◆ **A run of records**
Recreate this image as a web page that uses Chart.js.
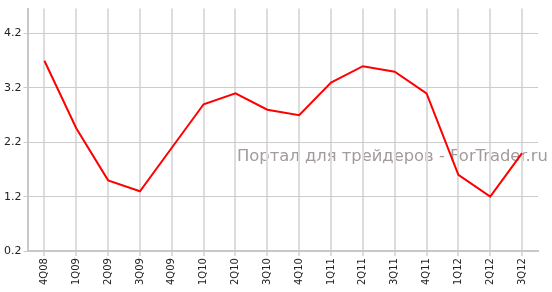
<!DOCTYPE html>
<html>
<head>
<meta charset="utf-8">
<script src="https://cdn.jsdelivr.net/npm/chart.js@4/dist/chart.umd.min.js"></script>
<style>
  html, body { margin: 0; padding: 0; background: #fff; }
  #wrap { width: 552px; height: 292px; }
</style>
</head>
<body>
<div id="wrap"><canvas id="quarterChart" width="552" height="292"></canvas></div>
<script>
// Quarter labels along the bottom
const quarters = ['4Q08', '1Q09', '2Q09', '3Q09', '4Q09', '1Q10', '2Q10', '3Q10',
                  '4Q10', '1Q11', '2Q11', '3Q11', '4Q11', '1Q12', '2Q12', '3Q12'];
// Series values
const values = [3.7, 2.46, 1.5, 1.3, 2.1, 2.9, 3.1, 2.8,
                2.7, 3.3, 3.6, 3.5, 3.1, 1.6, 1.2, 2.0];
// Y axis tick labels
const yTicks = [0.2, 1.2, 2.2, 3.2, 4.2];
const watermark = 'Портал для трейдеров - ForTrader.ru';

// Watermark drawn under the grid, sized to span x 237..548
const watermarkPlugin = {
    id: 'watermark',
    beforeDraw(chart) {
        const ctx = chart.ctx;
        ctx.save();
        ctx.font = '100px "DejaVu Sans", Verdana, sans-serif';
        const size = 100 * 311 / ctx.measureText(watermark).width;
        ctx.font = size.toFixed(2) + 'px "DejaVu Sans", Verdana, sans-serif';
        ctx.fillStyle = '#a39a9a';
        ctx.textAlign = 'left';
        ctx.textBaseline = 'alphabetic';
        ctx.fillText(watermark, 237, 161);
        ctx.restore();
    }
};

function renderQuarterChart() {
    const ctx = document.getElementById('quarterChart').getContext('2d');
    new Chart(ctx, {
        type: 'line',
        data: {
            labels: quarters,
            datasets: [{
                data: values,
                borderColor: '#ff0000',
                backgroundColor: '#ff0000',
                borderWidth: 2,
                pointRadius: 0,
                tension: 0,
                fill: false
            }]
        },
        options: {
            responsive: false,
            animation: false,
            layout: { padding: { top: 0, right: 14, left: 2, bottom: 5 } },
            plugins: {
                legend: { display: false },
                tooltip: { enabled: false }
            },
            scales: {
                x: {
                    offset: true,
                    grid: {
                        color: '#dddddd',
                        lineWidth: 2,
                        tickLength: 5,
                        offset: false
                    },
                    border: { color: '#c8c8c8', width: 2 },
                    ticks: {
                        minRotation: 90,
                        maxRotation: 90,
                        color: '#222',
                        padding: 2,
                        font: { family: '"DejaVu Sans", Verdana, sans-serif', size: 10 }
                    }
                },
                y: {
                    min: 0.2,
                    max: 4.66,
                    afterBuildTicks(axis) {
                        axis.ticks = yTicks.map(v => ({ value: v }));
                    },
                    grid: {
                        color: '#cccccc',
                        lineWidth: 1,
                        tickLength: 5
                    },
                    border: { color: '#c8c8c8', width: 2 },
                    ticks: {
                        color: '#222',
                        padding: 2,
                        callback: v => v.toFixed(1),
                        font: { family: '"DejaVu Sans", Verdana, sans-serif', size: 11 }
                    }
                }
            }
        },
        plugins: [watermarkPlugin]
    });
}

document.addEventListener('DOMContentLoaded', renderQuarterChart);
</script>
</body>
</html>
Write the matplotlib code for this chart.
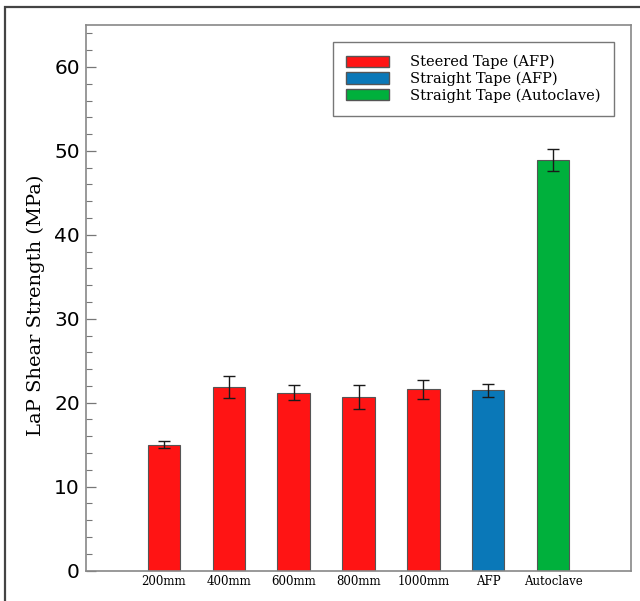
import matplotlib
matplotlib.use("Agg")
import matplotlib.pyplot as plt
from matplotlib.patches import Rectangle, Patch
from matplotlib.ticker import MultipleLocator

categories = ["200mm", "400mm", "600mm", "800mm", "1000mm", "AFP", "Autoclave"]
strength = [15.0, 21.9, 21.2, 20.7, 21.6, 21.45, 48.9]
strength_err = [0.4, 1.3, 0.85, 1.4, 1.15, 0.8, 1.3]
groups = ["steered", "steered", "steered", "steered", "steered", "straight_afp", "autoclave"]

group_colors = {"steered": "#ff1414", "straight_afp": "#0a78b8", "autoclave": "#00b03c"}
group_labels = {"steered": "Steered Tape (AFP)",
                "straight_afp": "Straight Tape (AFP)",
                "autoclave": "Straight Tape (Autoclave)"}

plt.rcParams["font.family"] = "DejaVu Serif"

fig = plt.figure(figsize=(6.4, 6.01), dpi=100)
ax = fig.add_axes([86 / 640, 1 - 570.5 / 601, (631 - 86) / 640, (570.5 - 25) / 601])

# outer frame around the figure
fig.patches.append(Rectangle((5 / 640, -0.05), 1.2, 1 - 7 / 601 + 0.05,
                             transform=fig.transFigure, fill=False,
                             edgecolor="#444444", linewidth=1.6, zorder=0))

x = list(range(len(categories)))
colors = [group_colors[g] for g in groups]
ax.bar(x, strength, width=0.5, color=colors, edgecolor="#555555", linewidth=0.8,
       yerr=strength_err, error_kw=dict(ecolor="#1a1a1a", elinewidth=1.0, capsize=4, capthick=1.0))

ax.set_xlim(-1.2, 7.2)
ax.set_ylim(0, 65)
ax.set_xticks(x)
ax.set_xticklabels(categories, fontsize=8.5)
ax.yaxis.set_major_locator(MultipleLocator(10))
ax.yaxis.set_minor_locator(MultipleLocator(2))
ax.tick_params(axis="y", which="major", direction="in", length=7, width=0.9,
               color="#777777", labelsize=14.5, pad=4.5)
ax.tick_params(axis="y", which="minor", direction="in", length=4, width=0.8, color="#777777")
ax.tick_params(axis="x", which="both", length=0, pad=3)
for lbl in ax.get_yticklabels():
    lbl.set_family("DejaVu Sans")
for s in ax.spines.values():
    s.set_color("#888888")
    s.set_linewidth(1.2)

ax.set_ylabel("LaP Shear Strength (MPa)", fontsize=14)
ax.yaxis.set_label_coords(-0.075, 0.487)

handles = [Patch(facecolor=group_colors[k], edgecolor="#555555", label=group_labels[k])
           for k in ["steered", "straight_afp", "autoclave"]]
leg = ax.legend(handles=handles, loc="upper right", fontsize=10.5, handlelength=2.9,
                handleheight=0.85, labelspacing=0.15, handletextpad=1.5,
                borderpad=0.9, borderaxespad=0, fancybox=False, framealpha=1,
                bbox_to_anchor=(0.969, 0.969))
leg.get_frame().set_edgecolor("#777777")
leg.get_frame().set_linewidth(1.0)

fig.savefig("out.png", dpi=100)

◆ **Goal**
Write out the records above exactly as they appear, leaving out any pictures.

◆ **The solution**
Recreate this image as a web page that uses Chart.js.
<!DOCTYPE html>
<html>
<head>
<meta charset="utf-8">
<script src="https://cdn.jsdelivr.net/npm/chart.js@4/dist/chart.umd.min.js"></script>
<style>
  html, body { margin: 0; padding: 0; background: #fff; }
  #wrap { width: 552px; height: 292px; }
</style>
</head>
<body>
<div id="wrap"><canvas id="quarterChart" width="552" height="292"></canvas></div>
<script>
// Quarter labels along the bottom
const quarters = ['4Q08', '1Q09', '2Q09', '3Q09', '4Q09', '1Q10', '2Q10', '3Q10',
                  '4Q10', '1Q11', '2Q11', '3Q11', '4Q11', '1Q12', '2Q12', '3Q12'];
// Series values
const values = [3.7, 2.46, 1.5, 1.3, 2.1, 2.9, 3.1, 2.8,
                2.7, 3.3, 3.6, 3.5, 3.1, 1.6, 1.2, 2.0];
// Y axis tick labels
const yTicks = [0.2, 1.2, 2.2, 3.2, 4.2];
const watermark = 'Портал для трейдеров - ForTrader.ru';

// Watermark drawn under the grid, sized to span x 237..548
const watermarkPlugin = {
    id: 'watermark',
    beforeDraw(chart) {
        const ctx = chart.ctx;
        ctx.save();
        ctx.font = '100px "DejaVu Sans", Verdana, sans-serif';
        const size = 100 * 311 / ctx.measureText(watermark).width;
        ctx.font = size.toFixed(2) + 'px "DejaVu Sans", Verdana, sans-serif';
        ctx.fillStyle = '#a39a9a';
        ctx.textAlign = 'left';
        ctx.textBaseline = 'alphabetic';
        ctx.fillText(watermark, 237, 161);
        ctx.restore();
    }
};

function renderQuarterChart() {
    const ctx = document.getElementById('quarterChart').getContext('2d');
    new Chart(ctx, {
        type: 'line',
        data: {
            labels: quarters,
            datasets: [{
                data: values,
                borderColor: '#ff0000',
                backgroundColor: '#ff0000',
                borderWidth: 2,
                pointRadius: 0,
                tension: 0,
                fill: false
            }]
        },
        options: {
            responsive: false,
            animation: false,
            layout: { padding: { top: 0, right: 14, left: 2, bottom: 5 } },
            plugins: {
                legend: { display: false },
                tooltip: { enabled: false }
            },
            scales: {
                x: {
                    offset: true,
                    grid: {
                        color: '#dddddd',
                        lineWidth: 2,
                        tickLength: 5,
                        offset: false
                    },
                    border: { color: '#c8c8c8', width: 2 },
                    ticks: {
                        minRotation: 90,
                        maxRotation: 90,
                        color: '#222',
                        padding: 2,
                        font: { family: '"DejaVu Sans", Verdana, sans-serif', size: 10 }
                    }
                },
                y: {
                    min: 0.2,
                    max: 4.66,
                    afterBuildTicks(axis) {
                        axis.ticks = yTicks.map(v => ({ value: v }));
                    },
                    grid: {
                        color: '#cccccc',
                        lineWidth: 1,
                        tickLength: 5
                    },
                    border: { color: '#c8c8c8', width: 2 },
                    ticks: {
                        color: '#222',
                        padding: 2,
                        callback: v => v.toFixed(1),
                        font: { family: '"DejaVu Sans", Verdana, sans-serif', size: 11 }
                    }
                }
            }
        },
        plugins: [watermarkPlugin]
    });
}

document.addEventListener('DOMContentLoaded', renderQuarterChart);
</script>
</body>
</html>
Write the matplotlib code for this chart.
import matplotlib
matplotlib.use("Agg")
import matplotlib.pyplot as plt
from matplotlib.patches import Rectangle, Patch
from matplotlib.ticker import MultipleLocator

categories = ["200mm", "400mm", "600mm", "800mm", "1000mm", "AFP", "Autoclave"]
strength = [15.0, 21.9, 21.2, 20.7, 21.6, 21.45, 48.9]
strength_err = [0.4, 1.3, 0.85, 1.4, 1.15, 0.8, 1.3]
groups = ["steered", "steered", "steered", "steered", "steered", "straight_afp", "autoclave"]

group_colors = {"steered": "#ff1414", "straight_afp": "#0a78b8", "autoclave": "#00b03c"}
group_labels = {"steered": "Steered Tape (AFP)",
                "straight_afp": "Straight Tape (AFP)",
                "autoclave": "Straight Tape (Autoclave)"}

plt.rcParams["font.family"] = "DejaVu Serif"

fig = plt.figure(figsize=(6.4, 6.01), dpi=100)
ax = fig.add_axes([86 / 640, 1 - 570.5 / 601, (631 - 86) / 640, (570.5 - 25) / 601])

# outer frame around the figure
fig.patches.append(Rectangle((5 / 640, -0.05), 1.2, 1 - 7 / 601 + 0.05,
                             transform=fig.transFigure, fill=False,
                             edgecolor="#444444", linewidth=1.6, zorder=0))

x = list(range(len(categories)))
colors = [group_colors[g] for g in groups]
ax.bar(x, strength, width=0.5, color=colors, edgecolor="#555555", linewidth=0.8,
       yerr=strength_err, error_kw=dict(ecolor="#1a1a1a", elinewidth=1.0, capsize=4, capthick=1.0))

ax.set_xlim(-1.2, 7.2)
ax.set_ylim(0, 65)
ax.set_xticks(x)
ax.set_xticklabels(categories, fontsize=8.5)
ax.yaxis.set_major_locator(MultipleLocator(10))
ax.yaxis.set_minor_locator(MultipleLocator(2))
ax.tick_params(axis="y", which="major", direction="in", length=7, width=0.9,
               color="#777777", labelsize=14.5, pad=4.5)
ax.tick_params(axis="y", which="minor", direction="in", length=4, width=0.8, color="#777777")
ax.tick_params(axis="x", which="both", length=0, pad=3)
for lbl in ax.get_yticklabels():
    lbl.set_family("DejaVu Sans")
for s in ax.spines.values():
    s.set_color("#888888")
    s.set_linewidth(1.2)

ax.set_ylabel("LaP Shear Strength (MPa)", fontsize=14)
ax.yaxis.set_label_coords(-0.075, 0.487)

handles = [Patch(facecolor=group_colors[k], edgecolor="#555555", label=group_labels[k])
           for k in ["steered", "straight_afp", "autoclave"]]
leg = ax.legend(handles=handles, loc="upper right", fontsize=10.5, handlelength=2.9,
                handleheight=0.85, labelspacing=0.15, handletextpad=1.5,
                borderpad=0.9, borderaxespad=0, fancybox=False, framealpha=1,
                bbox_to_anchor=(0.969, 0.969))
leg.get_frame().set_edgecolor("#777777")
leg.get_frame().set_linewidth(1.0)

fig.savefig("out.png", dpi=100)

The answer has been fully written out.